(Source code of charts)
****
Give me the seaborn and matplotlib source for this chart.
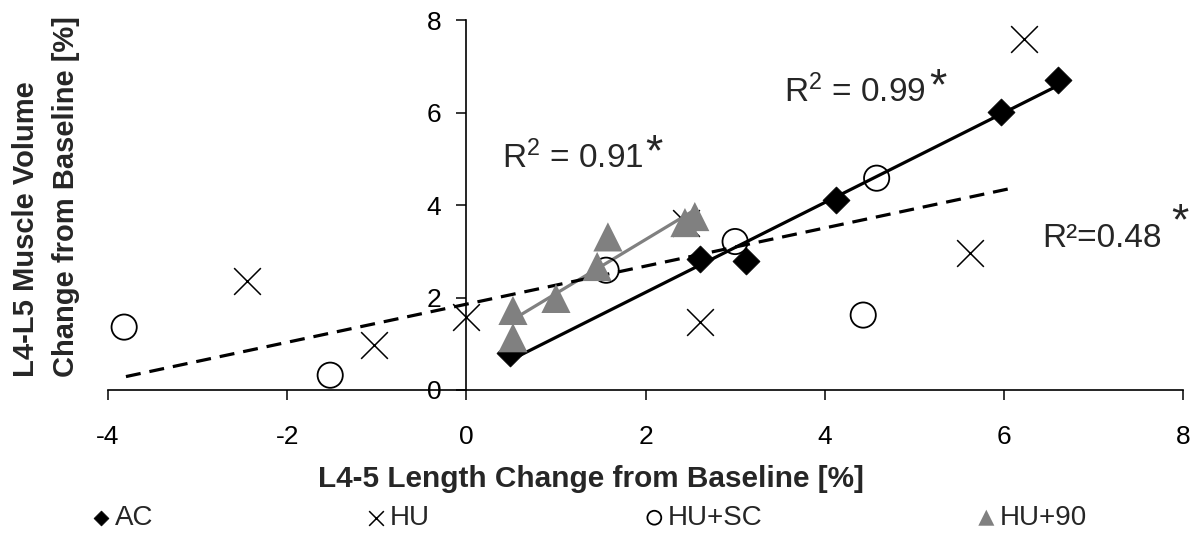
import matplotlib
matplotlib.use("Agg")
import matplotlib.pyplot as plt
import seaborn as sns

# Change from baseline [%]: x = L4-5 length, y = L4-L5 muscle volume
ac_x = [0.49, 2.61, 3.12, 4.13, 5.97, 6.60]
ac_y = [0.81, 2.83, 2.80, 4.11, 6.02, 6.70]
hu_x = [-2.45, -1.03, 0.00, 2.45, 2.61, 5.62, 6.23]
hu_y = [2.36, 0.97, 1.58, 3.62, 1.48, 2.96, 7.58]
husc_x = [-3.82, -1.52, 1.56, 3.00, 4.43, 4.58]
husc_y = [1.36, 0.32, 2.59, 3.21, 1.62, 4.58]
hu90_x = [0.52, 0.52, 1.00, 1.46, 1.58, 2.44, 2.55]
hu90_y = [1.13, 1.72, 1.98, 2.67, 3.31, 3.62, 3.75]

# linear trend for the pooled HU groups (end points)
trend_x = [-3.80, 6.08]
trend_y = [0.29, 4.36]

groups = ["AC", "HU", "HU+SC", "HU+90"]
x_ticks = [-4, -2, 0, 2, 4, 6, 8]
y_ticks = [0, 2, 4, 6, 8]

GRAY = "#808080"

sns.set_theme(style="ticks")
plt.rcParams["font.family"] = ["Liberation Sans", "DejaVu Sans"]
plt.rcParams["mathtext.fontset"] = "custom"
plt.rcParams["mathtext.rm"] = "Liberation Sans"
plt.rcParams["mathtext.default"] = "regular"
plt.rcParams["axes.unicode_minus"] = False

fig = plt.figure(figsize=(12.03, 5.38), dpi=100)
fig.patch.set_facecolor("white")
ax = fig.add_axes([0.0898, 0.2751, 0.8936, 0.6877])
ax.set_facecolor("white")

# trend lines
sns.regplot(x=ac_x, y=ac_y, order=1, ci=None, scatter=False, truncate=True,
            ax=ax, line_kws=dict(color="black", lw=2.3, zorder=2))
sns.regplot(x=hu90_x, y=hu90_y, order=1, ci=None, scatter=False, truncate=True,
            ax=ax, line_kws=dict(color=GRAY, lw=2.3, zorder=2))
sns.lineplot(x=trend_x, y=trend_y, ax=ax, color="black", lw=2.3,
             linestyle=(0, (4.7, 2.8)), zorder=2)

# group markers
sns.scatterplot(x=ac_x, y=ac_y, marker="D", s=190, color="black",
                edgecolor="black", linewidth=0.5, ax=ax, label=groups[0], zorder=3)
sns.scatterplot(x=hu_x, y=hu_y, marker="x", s=370, color="black",
                linewidth=1.1, ax=ax, label=groups[1], zorder=3)
sns.scatterplot(x=husc_x, y=husc_y, marker="o", s=330, color="black",
                linewidth=1.3, ax=ax, label=groups[2], zorder=3)
ax.collections[-1].set_facecolor("none")
ax.collections[-1].set_edgecolor("black")
sns.scatterplot(x=hu90_x, y=hu90_y, marker="^", s=440, color=GRAY,
                edgecolor="none", ax=ax, label=groups[3], zorder=4)

if ax.get_legend() is not None:
    ax.get_legend().remove()

# axes
ax.set_xlim(-4, 8)
ax.set_ylim(0, 8)
ax.set_xticks(x_ticks)
ax.set_yticks(y_ticks)
ax.set_xlabel("")
ax.set_ylabel("")
ax.spines["left"].set_position(("data", 0))
ax.spines["top"].set_visible(False)
ax.spines["right"].set_visible(False)
for sp in ("left", "bottom"):
    ax.spines[sp].set_color("black")
    ax.spines[sp].set_linewidth(1.2)
ax.tick_params(axis="x", direction="out", length=7, width=1.1, pad=18,
               labelsize=19, colors="black")
ax.tick_params(axis="y", direction="out", length=7, width=1.1, pad=11,
               labelsize=19, colors="black")

# R² annotations
ax.text(0.40, 4.80, "R$^2$ = 0.91", fontsize=24, ha="left", va="baseline")
ax.text(2.09, 4.86, "*", fontsize=32, ha="center", va="baseline")
ax.text(3.55, 6.23, "R$^2$ = 0.99", fontsize=24, ha="left", va="baseline")
ax.text(5.26, 6.29, "*", fontsize=32, ha="center", va="baseline")
ax.text(6.43, 3.10, "R\u00b2=0.48", fontsize=24, ha="left", va="baseline")
ax.text(7.96, 3.37, "*", fontsize=32, ha="center", va="baseline")

# axis titles
fig.text(318 / 1203, 1 - 487 / 538, "L4-5 Length Change from Baseline [%]",
         fontsize=21.4, fontweight="bold", ha="left", va="baseline")
fig.text(46 / 1203, 1 - 377 / 538,
         "L4-L5 Muscle Volume\nChange from Baseline [%]",
         fontsize=21, fontweight="bold", rotation=90, ha="center",
         va="bottom", multialignment="left", linespacing=1.5)

# legend entries spread along the bottom
handles, labels = ax.get_legend_handles_labels()
legend_left = [93, 368, 646, 978]
for h, lab, px in zip(handles, labels, legend_left):
    fig.legend([h], [lab], loc="center left",
               bbox_to_anchor=(px / 1203, 1 - 518 / 538),
               frameon=False, fontsize=20, markerscale=0.55,
               handlelength=0.6, handletextpad=0.2,
               borderpad=0, borderaxespad=0)

fig.savefig("out.png", dpi=100, facecolor="white")
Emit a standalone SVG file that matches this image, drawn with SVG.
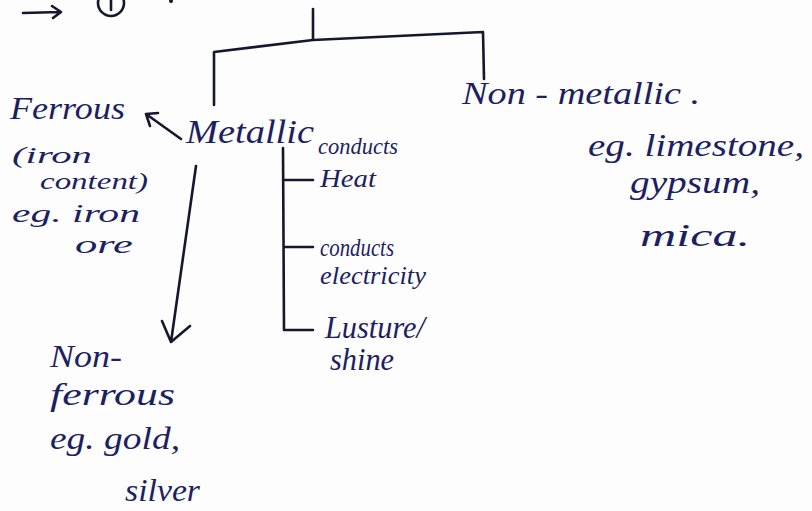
<svg xmlns="http://www.w3.org/2000/svg" width="812" height="511" viewBox="0 0 812 511">
  <defs>
    <style>
      .ink { fill: #1d1f63; font-family: "Liberation Serif", "DejaVu Serif", serif; font-style: italic; }
      .big { font-size: 34px; }
      .mid { font-size: 31px; }
      .sm { font-size: 26px; }
      .xs { font-size: 23px; }
      .pen { stroke: #16162e; stroke-width: 2.6; fill: none; stroke-linecap: round; stroke-linejoin: round; }
    </style>
  </defs>
  <rect width="812" height="511" fill="#fdfdfd"/>

  <!-- heading marker, cut at the top edge -->
  <g id="heading">
    <path class="pen" d="M23 13 L60 12 M52 6 L61 12 L53 18"/>
    <circle class="pen" cx="111" cy="3" r="13"/>
    <path class="pen" d="M111 -4 L111 10"/>
    <circle cx="171" cy="1" r="2" fill="#16162e"/>
  </g>

  <!-- connectors -->
  <g id="connectors">
    <path class="pen" d="M313 9 L313 39"/>
    <path class="pen" d="M214 105 L214 52 L313 40 L483 32 L484 79"/>
    <!-- Metallic to Ferrous -->
    <path class="pen" d="M181 139 L146 114 M146 114 L150 126 M146 114 L158 113"/>
    <!-- Metallic down to Non-ferrous -->
    <path class="pen" d="M196 166 L171 342 M162 321 L171 342 L190 326"/>
    <!-- properties bracket -->
    <path class="pen" d="M283 148 L284 330 L313 330 M283 180 L313 180 M284 247 L313 247"/>
  </g>

  <g id="metallic">
    <text class="ink big" x="186" y="143" textLength="128" lengthAdjust="spacingAndGlyphs">Metallic</text>
  </g>

  <g id="ferrous">
    <text class="ink mid" x="10" y="119" textLength="115" lengthAdjust="spacingAndGlyphs">Ferrous</text>
    <text class="ink xs" x="12" y="163" textLength="80" lengthAdjust="spacingAndGlyphs">(iron</text>
    <text class="ink xs" x="40" y="189" textLength="108" lengthAdjust="spacingAndGlyphs">content)</text>
    <text class="ink sm" x="12" y="222" textLength="128" lengthAdjust="spacingAndGlyphs">eg. iron</text>
    <text class="ink sm" x="75" y="253" textLength="58" lengthAdjust="spacingAndGlyphs">ore</text>
  </g>

  <g id="heat">
    <text class="ink xs" x="318" y="154" textLength="80" lengthAdjust="spacingAndGlyphs">conducts</text>
    <text class="ink sm" x="320" y="187" textLength="56" lengthAdjust="spacingAndGlyphs">Heat</text>
  </g>

  <g id="electricity">
    <text class="ink sm" x="320" y="256" textLength="74" lengthAdjust="spacingAndGlyphs">conducts</text>
    <text class="ink sm" x="320" y="284" textLength="106" lengthAdjust="spacingAndGlyphs">electricity</text>
  </g>

  <g id="lustre">
    <text class="ink mid" x="325" y="338" textLength="100" lengthAdjust="spacingAndGlyphs">Lusture/</text>
    <text class="ink mid" x="330" y="370" textLength="64" lengthAdjust="spacingAndGlyphs">shine</text>
  </g>

  <g id="non-metallic">
    <text class="ink mid" x="462" y="104" textLength="238" lengthAdjust="spacingAndGlyphs">Non - metallic .</text>
    <text class="ink mid" x="588" y="156" textLength="216" lengthAdjust="spacingAndGlyphs">eg. limestone,</text>
    <text class="ink mid" x="630" y="193" textLength="130" lengthAdjust="spacingAndGlyphs">gypsum,</text>
    <text class="ink mid" x="640" y="246" textLength="110" lengthAdjust="spacingAndGlyphs">mica.</text>
  </g>

  <g id="non-ferrous">
    <text class="ink mid" x="50" y="367" textLength="72" lengthAdjust="spacingAndGlyphs">Non-</text>
    <text class="ink mid" x="50" y="405" textLength="125" lengthAdjust="spacingAndGlyphs">ferrous</text>
    <text class="ink mid" x="50" y="449" textLength="130" lengthAdjust="spacingAndGlyphs">eg. gold,</text>
    <text class="ink mid" x="125" y="501" textLength="75" lengthAdjust="spacingAndGlyphs">silver</text>
  </g>
</svg>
****
-- AIM --
Stop after the line containing "import seaborn as sns": copy the records exactly from the first line up to there, leaving pictures out.

-- CORRECT RESPONSE --
Give me the seaborn and matplotlib source for this chart.
import matplotlib
matplotlib.use("Agg")
import matplotlib.pyplot as plt
import seaborn as sns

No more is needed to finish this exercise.